If you have taken any basic finance course through your undergraduate or masters work, you have heard the phrase “cash is king.” The point behind that statement is that cash flow is the lifeblood flowing through a business. Without cash, businesses cannot function. However, cash is often harder to track and figure out that bottom line net income. As a result, too many businesses do not pay enough attention to cash.
My favorite metric for tracking cash (and an organization’s management of it) is the Cash Conversion Cycle (CCC). The CCC tracks the “cycle time” of cash from when a dollar is spent on inventory to when a dollar is received as a payable. Typically, the smaller this number the better, and it can even go negative (see Dell below). The CC tracks this by following the cash as it is first converted into inventory and accounts payable (AP), through sales and accounts receivable (AR), and then back into cash.
As you can see from the flow, once cash is used to purchase inventory, it is no longer available for any other investments or payables until it is received back in cash. Thus, you see why a lower number is typically better. Dell has made the CCC famous, and as of January 2011, they had a negative 28 days CCC, meaning they received cash 28 days prior to having to spend it on inventory (i.e. they “played” with others’ money).
How did Dell get a negative CCC? It is not complicated if you think about it:
1) Customer pre-pay for product. Dell is a build to order PC manufacturer (mostly), and customers pay for their PC prior to Dell pulling inventory and building the PC.
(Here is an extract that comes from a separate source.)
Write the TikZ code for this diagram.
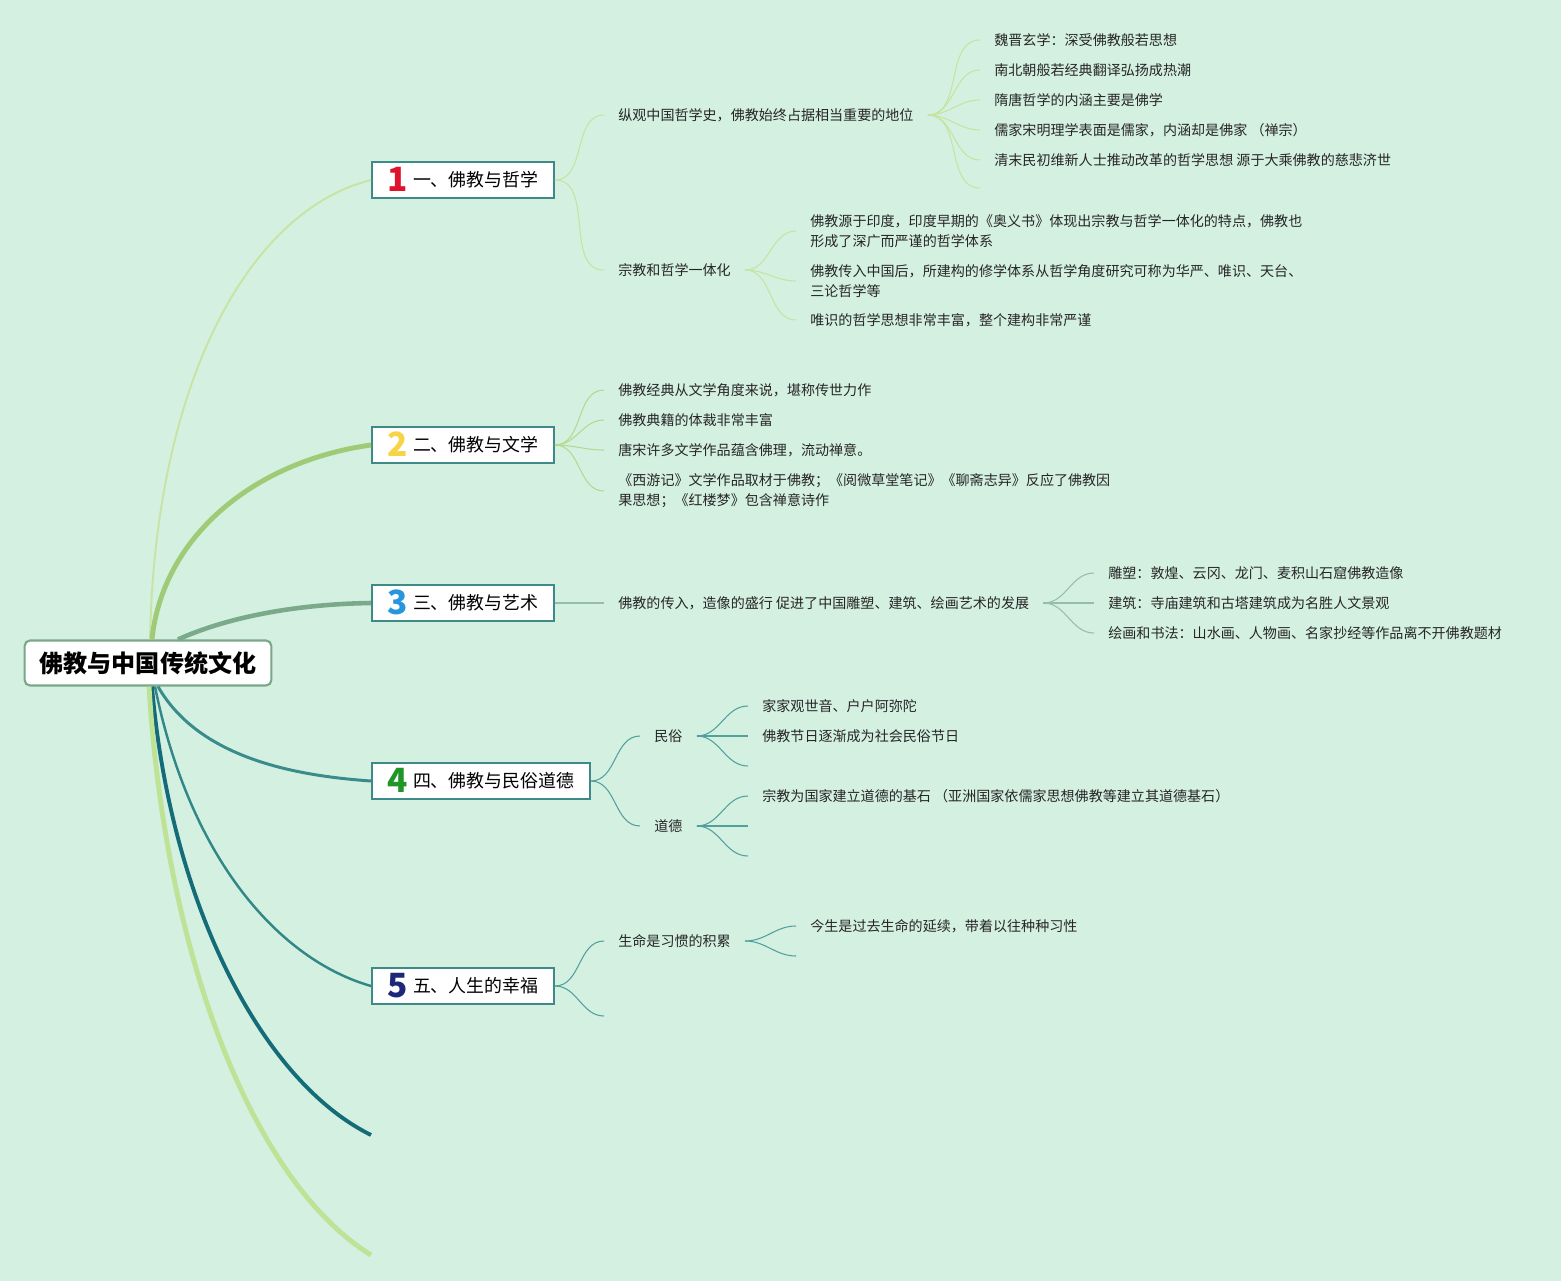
\documentclass[tikz,border=0pt]{standalone}
\usepackage{fontspec}
\setmainfont{Noto Sans CJK SC}
\usepackage{xcolor}
\usepackage{tikz}
\definecolor{bg}{RGB}{212,240,225}
\definecolor{rootline}{RGB}{120,168,136}
\definecolor{boxline}{RGB}{62,138,136}
\definecolor{num1}{RGB}{222,20,45}
\definecolor{num2}{RGB}{246,212,70}
\definecolor{num3}{RGB}{40,150,222}
\definecolor{num4}{RGB}{30,150,40}
\definecolor{num5}{RGB}{30,40,120}
\definecolor{g1}{RGB}{200,228,165}
\definecolor{g2}{RGB}{160,203,118}
\definecolor{g3}{RGB}{122,170,138}
\definecolor{g4}{RGB}{58,140,140}
\definecolor{g5}{RGB}{50,135,135}
\definecolor{g6}{RGB}{20,108,120}
\definecolor{g7}{RGB}{190,226,150}
\definecolor{t1}{RGB}{196,228,160}
\definecolor{t2}{RGB}{178,218,140}
\definecolor{t3}{RGB}{150,190,165}
\definecolor{t4}{RGB}{80,160,158}
\newcommand{\bnum}[2]{\raisebox{-2.8pt}{\fontsize{19pt}{19pt}\bfseries\color{#1}#2}\hspace{3pt}}

\begin{document}
\begin{tikzpicture}[x=0.02cm,y=-0.02cm,
	root/.style={draw=rootline,line width=1.2pt,rounded corners=3pt,fill=white,inner xsep=0.3cm,minimum height=0.9cm,font=\fontsize{13.7pt}{16pt}\bfseries},
	branch/.style={draw=boxline,line width=1.1pt,fill=white,anchor=west,inner xsep=0.31cm,text height=11pt,text depth=3.2pt,minimum height=0.72cm,font=\fontsize{10.2pt}{12pt}\selectfont},
	leaf/.style={anchor=west,inner xsep=0.28cm,inner ysep=1pt,text=black!85,align=left,font=\fontsize{8pt}{11.3pt}\selectfont},
	twig/.style={out=0,in=180,line width=0.6pt}]
		\fill[bg] (0,0) rectangle (1561,1281);

		\node[root] (root) at (148,663) {佛教与中国传统文化};
		\node[branch] (b1) at (371,180) {\bnum{num1}{1}一、佛教与哲学};
		\node[branch] (b2) at (371,445) {\bnum{num2}{2}二、佛教与文学};
		\node[branch] (b3) at (371,603) {\bnum{num3}{3}三、佛教与艺术};
		\node[branch] (b4) at (371,781) {\bnum{num4}{4}四、佛教与民俗道德};
		\node[branch] (b5) at (371,986) {\bnum{num5}{5}五、人生的幸福};
		\coordinate (b6) at (371,1135);
		\coordinate (b7) at (371,1255);

		\draw[g1,line width=1.1pt] ([xshift=0.04cm]root.north) .. controls (155,380) and (250,210) .. (b1.west);
		\draw[g2,line width=2.8pt] ([xshift=0.08cm]root.north) .. controls (162,540) and (250,462) .. (b2.west);
		\draw[g3,line width=2.6pt] ([xshift=0.6cm]root.north) .. controls (230,616) and (300,604) .. (b3.west);
		\draw[g4,line width=1.7pt] ([xshift=0.2cm]root.south) .. controls (200,760) and (300,776) .. (b4.west);
		\draw[g5,line width=1.4pt] ([xshift=0.14cm]root.south) .. controls (190,860) and (280,960) .. (b5.west);
		\draw[g6,line width=2.2pt] ([xshift=0.08cm]root.south) .. controls (170,900) and (260,1080) .. (b6);
		\draw[g7,line width=2.8pt] ([xshift=0.02cm]root.south) .. controls (165,950) and (250,1180) .. (b7);

		\node[leaf] (s11) at (604,115) {纵观中国哲学史，佛教始终占据相当重要的地位};
		\node[leaf] (s12) at (604,270) {宗教和哲学一体化};
		\node[leaf] (l111) at (980,40) {魏晋玄学：深受佛教般若思想};
		\node[leaf] (l112) at (980,70) {南北朝般若经典翻译弘扬成热潮};
		\node[leaf] (l113) at (980,100) {隋唐哲学的内涵主要是佛学};
		\node[leaf] (l114) at (980,130) {儒家宋明理学表面是儒家，内涵却是佛家 （禅宗）};
		\node[leaf] (l115) at (980,160) {清末民初维新人士推动改革的哲学思想 源于大乘佛教的慈悲济世};
		\coordinate (e11) at (980,188);
		\node[leaf] (l121) at (796,231) {佛教源于印度，印度早期的《奥义书》体现出宗教与哲学一体化的特点，佛教也\\形成了深广而严谨的哲学体系};
		\node[leaf] (l122) at (796,281) {佛教传入中国后，所建构的修学体系从哲学角度研究可称为华严、唯识、天台、\\三论哲学等};
		\node[leaf] (l123) at (796,320) {唯识的哲学思想非常丰富，整个建构非常严谨};

		\node[leaf] (l21) at (604,390) {佛教经典从文学角度来说，堪称传世力作};
		\node[leaf] (l22) at (604,420) {佛教典籍的体裁非常丰富};
		\node[leaf] (l23) at (604,450) {唐宋许多文学作品蕴含佛理，流动禅意。};
		\node[leaf] (l24) at (604,491) {《西游记》文学作品取材于佛教；《阅微草堂笔记》《聊斋志异》反应了佛教因\\果思想；《红楼梦》包含禅意诗作};

		\node[leaf] (s31) at (604,603) {佛教的传入，造像的盛行 促进了中国雕塑、建筑、绘画艺术的发展};
		\node[leaf] (l311) at (1094,573) {雕塑：敦煌、云冈、龙门、麦积山石窟佛教造像};
		\node[leaf] (l312) at (1094,603) {建筑：寺庙建筑和古塔建筑成为名胜人文景观};
		\node[leaf] (l313) at (1094,633) {绘画和书法：山水画、人物画、名家抄经等作品离不开佛教题材};

		\node[leaf] (s41) at (640,736) {民俗};
		\node[leaf] (s42) at (640,826) {道德};
		\node[leaf] (l411) at (748,706) {家家观世音、户户阿弥陀};
		\node[leaf] (l412) at (748,736) {佛教节日逐渐成为社会民俗节日};
		\coordinate (e41) at (748,766);
		\node[leaf] (l421) at (748,796) {宗教为国家建立道德的基石 （亚洲国家依儒家思想佛教等建立其道德基石）};
		\coordinate (e42) at (748,826);
		\coordinate (e43) at (748,856);

		\node[leaf] (s51) at (604,941) {生命是习惯的积累};
		\coordinate (e51) at (604,1016);
		\node[leaf] (l511) at (796,926) {今生是过去生命的延续，带着以往种种习性};
		\coordinate (e52) at (796,956);

		\draw[t1] (b1.east) edge[twig] (s11.west)
				(b1.east) edge[twig] (s12.west)
				(s11.east) edge[twig] (l111.west)
				(s11.east) edge[twig] (l112.west)
				(s11.east) edge[twig] (l113.west)
				(s11.east) edge[twig] (l114.west)
				(s11.east) edge[twig] (l115.west)
				(s11.east) edge[twig] (e11)
				(s12.east) edge[twig] (l121.west)
				(s12.east) edge[twig] (l122.west)
				(s12.east) edge[twig] (l123.west);
		\draw[t2] (b2.east) edge[twig] (l21.west)
				(b2.east) edge[twig] (l22.west)
				(b2.east) edge[twig] (l23.west)
				(b2.east) edge[twig] (l24.west);
		\draw[t3] (b3.east) edge[twig] (s31.west)
				(s31.east) edge[twig] (l311.west)
				(s31.east) edge[twig] (l312.west)
				(s31.east) edge[twig] (l313.west);
		\draw[t4] (b4.east) edge[twig] (s41.west)
				(b4.east) edge[twig] (s42.west)
				(s41.east) edge[twig] (l411.west)
				(s41.east) edge[twig] (l412.west)
				(s41.east) edge[twig] (e41)
				(s42.east) edge[twig] (l421.west)
				(s42.east) edge[twig] (e42)
				(s42.east) edge[twig] (e43)
				(b5.east) edge[twig] (s51.west)
				(b5.east) edge[twig] (e51)
				(s51.east) edge[twig] (l511.west)
				(s51.east) edge[twig] (e52);
	\end{tikzpicture}
\end{document}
2) They hold inventory on consignment. Dell’s suppliers own the inventory of parts that is in Dell’s factories. Dell does not take ownership (or make payment) for the parts until they pull it from the bin to use it. Thus, they don’t buy inventory until after cash is received from the customer.
3) They have very short AR cycles (well under 30 days).
4) They pushed their payment terms (AP) out as far as they could. However, they are fair to their suppliers who have put inventory in on consignment, so they haven’t pushed out 60 days. They still stay around 30 days for payables.
That all adds up to a negative CCC, which means they can buy inventory with cash. That provides Dell a cheaper source of funds (versus a line of credit), and it keeps them from having to gamble on inventory buys.
What is your CCC? For 2012, I would encourage you to begin tracking your CCC, and working to lower it.